Does Kenya have too many people?
This is an article I’ve been waiting to write for a year. We completed our population enumeration exercise a year ago, and watched the results being delayed many times due to, we are told, “data complexity.” Make of that what you will. I know you are more interested in the numbers your tribe clocked, but I want to ask a more basic question: does Kenya have too many people?
At 38.6 million people, our population is four times what it was when I was born. The average Kenyan woman still bears nearly 5 children. A million new Kenyans arrive every year. So, is that too many?

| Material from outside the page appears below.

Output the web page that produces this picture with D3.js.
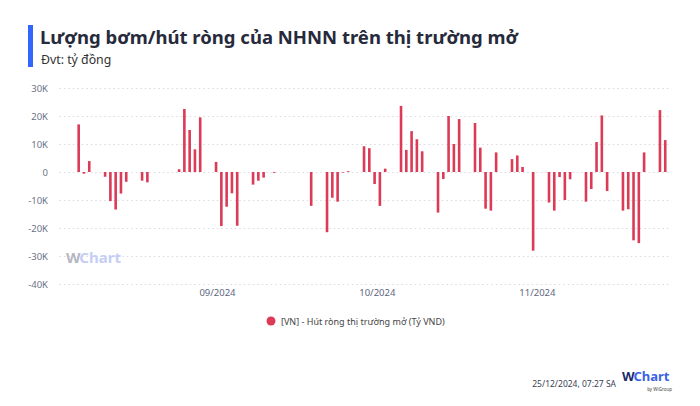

Many will tell you that it is. They will point to our appalling urban slums, our diminishing food security, our congested urban areas, our rapidly vanishing wildlife, our burgeoning youth unemployment, and conclude: too many people. Many parents are devastated by the rigours of raising, housing, educating too-large families on a shoestring. But there is another side to population growth.
It seems rather obvious, but often isn’t: every new person arrives not just with a mouth, but (usually) a working pair of arms and legs, a full set of senses, and a functioning brain. In other words, every child arrives ready to give as well as to receive. And quite importantly, this child could, if certain things happen, fuel demand in the economy someday as well as add to the supply of goods or services.
Indeed, we could be poised to benefit from a “demographic dividend”, just like India has been of late. What is the source of India’s very impressive global competitive advantage these days? Why, its people. Those very people who were considered its biggest burden, a millstone around the country’s neck, whose numbers led to a forced sterilisation programme in the 1970s – they are now the engine driving India forward. As excellent thinkers like Harvard’s David Bloom and India’s Nandan Nilekani have pointed out: throughout history great periods of economic expansion have coincided with large numbers of young people, and fewer dependants.
What is needed for a demographic dividend to kick in is for an abrupt, preferably natural, fall in the fertility rate of a population. This means that as a large number of young people come of age and start being economically active, they themselves have fewer children – and therefore fewer dependants. That gives an economy a window of opportunity: a time when it has a lot of young, motivated, enterprising people, with a smaller dependency burden to carry. That window can spark the kind of rapid growth that leads to economic takeoff. And the demographics are self-sustaining: a more affluent society always finds its fertility rate trending towards two or three children per woman.
How did India change its greatest burden to its greatest advantage? By ensuring that the brains are fed more than the mouths, so that people are transformed into “human capital”. The new arrivals need to systematically be given education and marketable skills to make them productive and consumptive. India used healthcare progress and rising literacy to trigger a fall in its mortality rate, which in turn (after a lag) led to a fall in the fertility rate.
What does a country with a young, unencumbered population look like? For one thing, it has fewer dependency costs, and saves more. India’s savings rate is trending towards a remarkable 40 per cent. This creates an important pool of indigenous investment capital. For another, it allows for large investments in infrastructure and education. India now has the second largest pool of skilled labour in the world. Lastly, it creates very valuable internal demand for goods and services – India’s consumptive middle class exceeds the entire population of the US.